From Black Asphalt Streets To Amber Waves of Grain
A delight of travel is to be introduced to new surroundings. For four days this fall, my venue shifted from the pavements of New York City to the cornfields of South Dakota.
Canton, S.D., population 2,700, is located by the Big Sioux River in the southeastern corner of the state, a few miles from the Iowa border. Canton was founded in 1867 by Norwegian settlers. Draw a line from this spot through the earth, the residents thought, and you would reach Canton, China. Hence the name of the town. Canton is the retirement home of a friend from childhood.
New Yorkers enjoy walking. I decided to walk around Canton. I was attracted to the huge grain elevators in the center of town. They are the skyscrapers of Canton, about 10 stories high, towering above everything else. From a distance of many miles, gazing across the flat landscape, they stand out like cathedral spires or castle battlements.
The soybean harvest is in full swing, favored by warm, bright Indian summer days. The farmers work 'round the clock harvesting the crop. From fields, trucks carry the soybeans to town. At the grain elevators, the cargo is weighed and stored.
Next to the grain elevators is the Canton railroad station, now boarded up. No one has alighted from a passenger train for more than 20 years, but freight traffic is booming. Empty freight cars of the Burlington & Northern Railroad are maneuvered into place by train crews to receive soybean loads from the grain elevators.
The cargo will travel thousands of miles by rail to the West Coast, and perhaps thousands more miles across the sea to Japan.
Many streets in Canton end at a cornfield. These fields surround the town. The wonderful opening words of "America, the Beautiful" - "O beautiful for spacious skies,/ For amber waves of grain" - for the first time have a real meaning for me.

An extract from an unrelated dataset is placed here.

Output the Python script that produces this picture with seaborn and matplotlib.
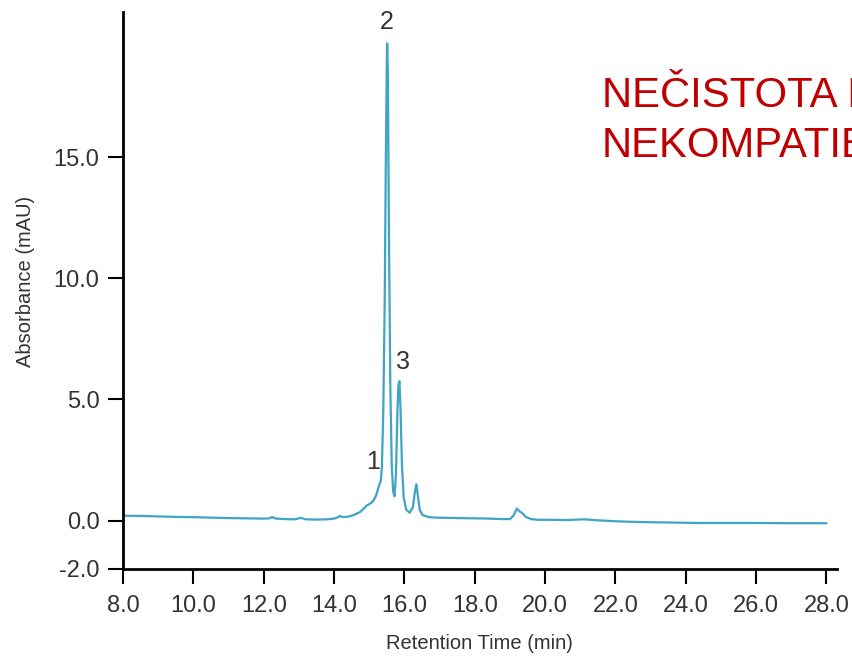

The corn will soon be harvested. Standing in the fields, I listen with pleasure to the rustling dry leaves in the wind. Thousands of miles from the sea, the sound reminds me of ocean surf.
Having lived my life in one place, a 32-block area of New York City, I have a strong sense of place. I am drawn to others who have felt the same way about where they lived. To Whitman and Emerson and Thoreau.
My ties are to the bridges, buildings, and bustling streets of New York. But if I had been born and raised and lived in Canton, my ties would be to the waxing fields of grain, the quilt-like pattern of farmlands seen for many miles in any direction, the massive grain elevators, the whistle of train locomotives, the passing of slow-moving freight cars filled to the brim with grain from the rich dark earth, the endless horizons.